§ Problem details: Reproduce the listing below character for character; drop every image.
────────────────
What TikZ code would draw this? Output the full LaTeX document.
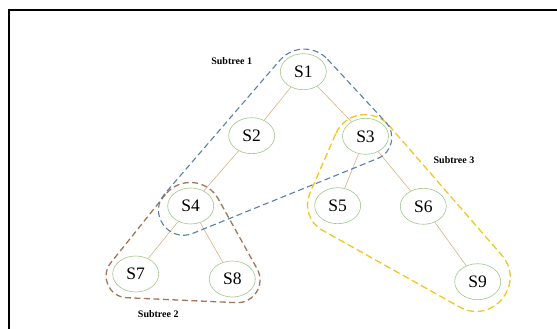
\documentclass[tikz,border=0pt]{standalone}
\usepackage{fontspec}
\setmainfont{Liberation Serif}
\usetikzlibrary{calc,shapes.geometric}
\definecolor{nodegreen}{RGB}{160,198,140}
\definecolor{edgetan}{RGB}{215,178,135}
\definecolor{hullblue}{RGB}{92,127,166}
\definecolor{hullyellow}{RGB}{238,200,35}
\definecolor{hullbrown}{RGB}{162,118,88}
\begin{document}
\begin{tikzpicture}[x=1pt,y=1pt,
  st/.style={ellipse, draw=nodegreen, line width=0.6pt, minimum width=46pt, minimum height=36pt, inner sep=0pt, font=\fontsize{17.5}{20}\selectfont},
  edge/.style={draw=edgetan, line width=0.6pt},
  lab/.style={font=\fontsize{10}{12}\selectfont\bfseries, inner sep=0pt},
  hull/.style={line width=1.3pt, dash pattern=on 6pt off 3.5pt, line cap=butt}]
\useasboundingbox (0,0) rectangle (557,329);
\draw[line width=2pt] (8.7,0) -- (8.7,319.2) -- (557,319.2);

% nodes
\node[st] (S1) at (303.3,257.3) {S1};
\node[st] (S2) at (251.7,193.3) {S2};
\node[st] (S3) at (365.5,192.7) {S3};
\node[st] (S4) at (190.7,123.0) {S4};
\node[st] (S5) at (337.7,123.3) {S5};
\node[st] (S6) at (423.3,122.7) {S6};
\node[st] (S7) at (135.7,55.0) {S7};
\node[st] (S8) at (232.3,50.0) {S8};
\node[st] (S9) at (477.7,47.3) {S9};

% edges
\draw[edge] (S1) -- (S2);
\draw[edge] (S1) -- (S3);
\draw[edge] (S2) -- (S4);
\draw[edge] (S3) -- (S5);
\draw[edge] (S3) -- (S6);
\draw[edge] (S4) -- (S7);
\draw[edge] (S4) -- (S8);
\draw[edge] (S6) -- (S9);

% labels
\node[lab] (L1) at (231.7,268.3) {Subtree 1};
\node[lab] (L2) at (158.3,15.0) {Subtree 2};
\node[lab] (L3) at (454.0,169.0) {Subtree 3};

% hull corners
\coordinate (Y1) at (355.9,241.6);
\coordinate (Y2) at (299.4,111.6);
\coordinate (Y3) at (629.4,-73);
\coordinate (C1) at (195.2,171.7);
\coordinate (C2) at (84.4,33.2);
\coordinate (C3) at (276.9,24.5);
\coordinate (B1) at (303.3,295.9);
\coordinate (B2) at (408,182.8);
\coordinate (B3) at (97.2,56.9);

% Subtree 3 (yellow)
\draw[hull, hullyellow, dash pattern=on 7pt off 3.5pt]
  ($(Y1)!50.7pt!(Y2)$) -- ($(Y2)!26.2pt!(Y1)$)
  .. controls ($(Y2)!11.3pt!(Y1)$) and ($(Y2)!11.3pt!(Y3)$) .. ($(Y2)!26.2pt!(Y3)$)
  -- ($(Y3)!194.8pt!(Y2)$)
  .. controls ($(Y3)!156.7pt!(Y2)$) and ($(Y3)!156.7pt!(Y1)$) .. ($(Y3)!194.8pt!(Y1)$)
  -- ($(Y1)!50.7pt!(Y3)$)
  .. controls ($(Y1)!27.1pt!(Y3)$) and ($(Y1)!27.1pt!(Y2)$) .. ($(Y1)!50.7pt!(Y2)$);

% Subtree 2 (brown)
\draw[hull, hullbrown]
  ($(C1)!47.6pt!(C2)$) -- ($(C2)!42.3pt!(C1)$)
  .. controls ($(C2)!24.7pt!(C1)$) and ($(C2)!24.7pt!(C3)$) .. ($(C2)!42.3pt!(C3)$)
  -- ($(C3)!40.7pt!(C2)$)
  .. controls ($(C3)!22.9pt!(C2)$) and ($(C3)!22.9pt!(C1)$) .. ($(C3)!40.7pt!(C1)$)
  -- ($(C1)!47.6pt!(C3)$)
  .. controls ($(C1)!24.9pt!(C3)$) and ($(C1)!24.9pt!(C2)$) .. ($(C1)!47.6pt!(C2)$);

% Subtree 1 (blue)
\draw[hull, hullblue, line width=1.1pt]
  ($(B1)!35.8pt!(B2)$) -- ($(B2)!32.7pt!(B1)$)
  .. controls ($(B2)!16.9pt!(B1)$) and ($(B2)!16.9pt!(B3)$) .. ($(B2)!32.7pt!(B3)$)
  -- ($(B3)!103.3pt!(B2)$)
  .. controls ($(B3)!77.1pt!(B2)$) and ($(B3)!77.1pt!(B1)$) .. ($(B3)!103.3pt!(B1)$)
  -- ($(B1)!35.8pt!(B3)$)
  .. controls ($(B1)!16.7pt!(B3)$) and ($(B1)!16.7pt!(B2)$) .. ($(B1)!35.8pt!(B2)$);
\end{tikzpicture}
\end{document}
────────────────
§ Response to this task:
What TikZ code would draw this? Output the full LaTeX document.
\documentclass[tikz,border=0pt]{standalone}
\usepackage{fontspec}
\setmainfont{Liberation Serif}
\usetikzlibrary{calc,shapes.geometric}
\definecolor{nodegreen}{RGB}{160,198,140}
\definecolor{edgetan}{RGB}{215,178,135}
\definecolor{hullblue}{RGB}{92,127,166}
\definecolor{hullyellow}{RGB}{238,200,35}
\definecolor{hullbrown}{RGB}{162,118,88}
\begin{document}
\begin{tikzpicture}[x=1pt,y=1pt,
  st/.style={ellipse, draw=nodegreen, line width=0.6pt, minimum width=46pt, minimum height=36pt, inner sep=0pt, font=\fontsize{17.5}{20}\selectfont},
  edge/.style={draw=edgetan, line width=0.6pt},
  lab/.style={font=\fontsize{10}{12}\selectfont\bfseries, inner sep=0pt},
  hull/.style={line width=1.3pt, dash pattern=on 6pt off 3.5pt, line cap=butt}]
\useasboundingbox (0,0) rectangle (557,329);
\draw[line width=2pt] (8.7,0) -- (8.7,319.2) -- (557,319.2);

% nodes
\node[st] (S1) at (303.3,257.3) {S1};
\node[st] (S2) at (251.7,193.3) {S2};
\node[st] (S3) at (365.5,192.7) {S3};
\node[st] (S4) at (190.7,123.0) {S4};
\node[st] (S5) at (337.7,123.3) {S5};
\node[st] (S6) at (423.3,122.7) {S6};
\node[st] (S7) at (135.7,55.0) {S7};
\node[st] (S8) at (232.3,50.0) {S8};
\node[st] (S9) at (477.7,47.3) {S9};

% edges
\draw[edge] (S1) -- (S2);
\draw[edge] (S1) -- (S3);
\draw[edge] (S2) -- (S4);
\draw[edge] (S3) -- (S5);
\draw[edge] (S3) -- (S6);
\draw[edge] (S4) -- (S7);
\draw[edge] (S4) -- (S8);
\draw[edge] (S6) -- (S9);

% labels
\node[lab] (L1) at (231.7,268.3) {Subtree 1};
\node[lab] (L2) at (158.3,15.0) {Subtree 2};
\node[lab] (L3) at (454.0,169.0) {Subtree 3};

% hull corners
\coordinate (Y1) at (355.9,241.6);
\coordinate (Y2) at (299.4,111.6);
\coordinate (Y3) at (629.4,-73);
\coordinate (C1) at (195.2,171.7);
\coordinate (C2) at (84.4,33.2);
\coordinate (C3) at (276.9,24.5);
\coordinate (B1) at (303.3,295.9);
\coordinate (B2) at (408,182.8);
\coordinate (B3) at (97.2,56.9);

% Subtree 3 (yellow)
\draw[hull, hullyellow, dash pattern=on 7pt off 3.5pt]
  ($(Y1)!50.7pt!(Y2)$) -- ($(Y2)!26.2pt!(Y1)$)
  .. controls ($(Y2)!11.3pt!(Y1)$) and ($(Y2)!11.3pt!(Y3)$) .. ($(Y2)!26.2pt!(Y3)$)
  -- ($(Y3)!194.8pt!(Y2)$)
  .. controls ($(Y3)!156.7pt!(Y2)$) and ($(Y3)!156.7pt!(Y1)$) .. ($(Y3)!194.8pt!(Y1)$)
  -- ($(Y1)!50.7pt!(Y3)$)
  .. controls ($(Y1)!27.1pt!(Y3)$) and ($(Y1)!27.1pt!(Y2)$) .. ($(Y1)!50.7pt!(Y2)$);

% Subtree 2 (brown)
\draw[hull, hullbrown]
  ($(C1)!47.6pt!(C2)$) -- ($(C2)!42.3pt!(C1)$)
  .. controls ($(C2)!24.7pt!(C1)$) and ($(C2)!24.7pt!(C3)$) .. ($(C2)!42.3pt!(C3)$)
  -- ($(C3)!40.7pt!(C2)$)
  .. controls ($(C3)!22.9pt!(C2)$) and ($(C3)!22.9pt!(C1)$) .. ($(C3)!40.7pt!(C1)$)
  -- ($(C1)!47.6pt!(C3)$)
  .. controls ($(C1)!24.9pt!(C3)$) and ($(C1)!24.9pt!(C2)$) .. ($(C1)!47.6pt!(C2)$);

% Subtree 1 (blue)
\draw[hull, hullblue, line width=1.1pt]
  ($(B1)!35.8pt!(B2)$) -- ($(B2)!32.7pt!(B1)$)
  .. controls ($(B2)!16.9pt!(B1)$) and ($(B2)!16.9pt!(B3)$) .. ($(B2)!32.7pt!(B3)$)
  -- ($(B3)!103.3pt!(B2)$)
  .. controls ($(B3)!77.1pt!(B2)$) and ($(B3)!77.1pt!(B1)$) .. ($(B3)!103.3pt!(B1)$)
  -- ($(B1)!35.8pt!(B3)$)
  .. controls ($(B1)!16.7pt!(B3)$) and ($(B1)!16.7pt!(B2)$) .. ($(B1)!35.8pt!(B2)$);
\end{tikzpicture}
\end{document}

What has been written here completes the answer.